Michael Terren is a writer and educator based in Perth, Australia.


  1. Max Horkheimer and Theodor W. Adorno, ‘The culture industry: Enlightenment as mass deception’, in Gunzelin Schmid Noerr (ed.), Dialectic of Enlightenment: Philosophical Fragments (Stanford: Stanford University Press, 2002), pp. 94–136.

  2. Angela McRobbie, Be Creative: Making a Living in the New Culture Industries (Cambridge: Polity Press).

  3. The Switzerland-based Behringer’s business model involves cloning famous pieces of music gear, with precisely enough design changes to evade trademark disputes, at a fraction of the original price. It is arguably a form of cultural and intellectual appropriation that parallels colonialism’s appropriation of Indigenous technologies and instruments, and forcing them out of the market with cheap, Fordist modes of production. With a name like Music Tribe, Behringer’s founder Uli Behringer seems to suggest he doesn’t care.

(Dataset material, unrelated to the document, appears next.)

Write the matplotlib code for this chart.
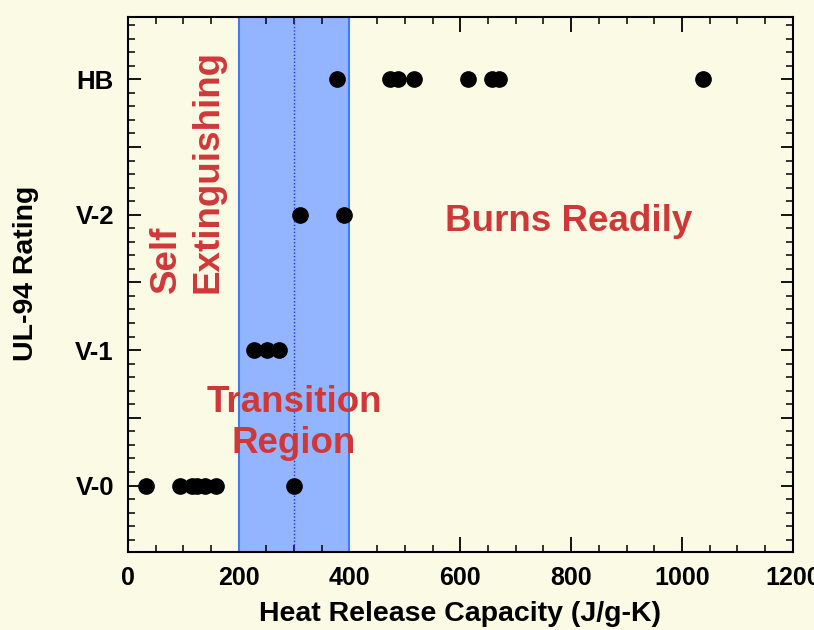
import matplotlib
matplotlib.use("Agg")
import matplotlib.pyplot as plt
from matplotlib.ticker import MultipleLocator, FixedLocator

# Data
ratings = ["V-0", "V-1", "V-2", "HB"]
v0_hrc = [33, 95, 115, 125, 140, 160, 300]
v1_hrc = [228, 252, 272]
v2_hrc = [310, 390]
hb_hrc = [377, 473, 487, 516, 614, 657, 670, 1038]
series = [v0_hrc, v1_hrc, v2_hrc, hb_hrc]

x_ticks = [0, 200, 400, 600, 800, 1000, 1200]
transition = (200, 400)
midline = 300

bg = "#FAFAE5"
red = "#D03838"

fig = plt.figure(figsize=(8.14, 6.3), dpi=100, facecolor=bg)
ax = fig.add_axes([0.157, 0.124, 0.817, 0.849])
ax.set_facecolor(bg)

ax.axvspan(transition[0], transition[1], facecolor="#93B5FF", edgecolor="none", zorder=1)
for xv in transition:
    ax.axvline(xv, color="#3A7BFF", lw=1.5, zorder=2)
ax.axvline(midline, color="#2B2BFF", lw=1.0, ls=(0, (1, 1.5)), zorder=2)

for i, vals in enumerate(series):
    ax.plot(vals, [i] * len(vals), "o", color="black", ms=11, zorder=5, ls="none")

ax.set_xlim(0, 1200)
ax.set_ylim(-0.49, 3.46)

ax.xaxis.set_major_locator(FixedLocator(x_ticks))
ax.xaxis.set_minor_locator(MultipleLocator(50))

y_major = []
y_labels = []
for i, r in enumerate(ratings):
    y_major += [i - 0.5, i]
    y_labels += ["", r]
y_major.append(len(ratings) - 0.5)
y_labels.append("")
ax.yaxis.set_major_locator(FixedLocator(y_major))
ax.set_yticklabels(y_labels)
ax.yaxis.set_minor_locator(MultipleLocator(0.1))

ax.tick_params(which="both", direction="in", top=True, right=True, color="black")
ax.tick_params(which="major", length=9, width=1.3)
ax.tick_params(which="minor", length=5, width=1.1)
ax.tick_params(axis="x", which="major", length=11, pad=10)
ax.tick_params(axis="y", which="major", pad=10)

for sp in ax.spines.values():
    sp.set_linewidth(1.5)
    sp.set_zorder(6)

narrow = ["Liberation Sans Narrow", "Liberation Sans", "DejaVu Sans"]
arial = ["Liberation Sans", "DejaVu Sans"]
for lab in ax.get_xticklabels():
    lab.set_fontfamily(narrow)
    lab.set_fontweight("bold")
    lab.set_fontsize(18)
for lab in ax.get_yticklabels():
    lab.set_fontfamily(arial)
    lab.set_fontweight("bold")
    lab.set_fontsize(18.5)

ax.set_xlabel("Heat Release Capacity (J/g-K)", family=narrow, fontweight="bold",
              fontsize=20.5, labelpad=8)
ax.set_ylabel("UL-94 Rating", family=arial, fontweight="bold", fontsize=20.5)
ax.yaxis.set_label_coords(-0.133, 0.52)

ax.text(795, 1.95, "Burns Readily", family=arial, fontweight="bold", fontsize=26.5,
        color=red, ha="center", va="center", zorder=7)
ax.text(300, 0.465, "Transition\nRegion", family=arial, fontweight="bold", fontsize=26.5,
        color=red, ha="center", va="center", linespacing=1.22, zorder=7)
ax.text(107, 1.424, "Self\nExtinguishing", family=arial, fontweight="bold", fontsize=26.5,
        color=red, rotation=90, ha="left", va="center", multialignment="left",
        linespacing=1.22, zorder=7, rotation_mode="anchor")

fig.savefig("out.png", dpi=100, facecolor=bg)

  4. Philip Ewell, ‘Music Theory and the White Racial Frame’ Music Theory Online, 26(2), 2020 <>.

  5. Khyam Allami <>

  6. Frédérik Lesage, ‘Searching, Sorting, and Managing Glut: Media Software Inscription Strategies for “Being Creative”’, in The New Normal of Working Lives (Palgrave Macmillan: 2018), pp. 109–126.

  7. Nick Srnicek, Platform Capitalism (Cambridge: Polity, 2016).

  8. John Tresch and Emily I. Dolan, ‘Toward a New Organology: Instruments of Music and Science’, 2013, Osiris, 28(1), pp. 278-298.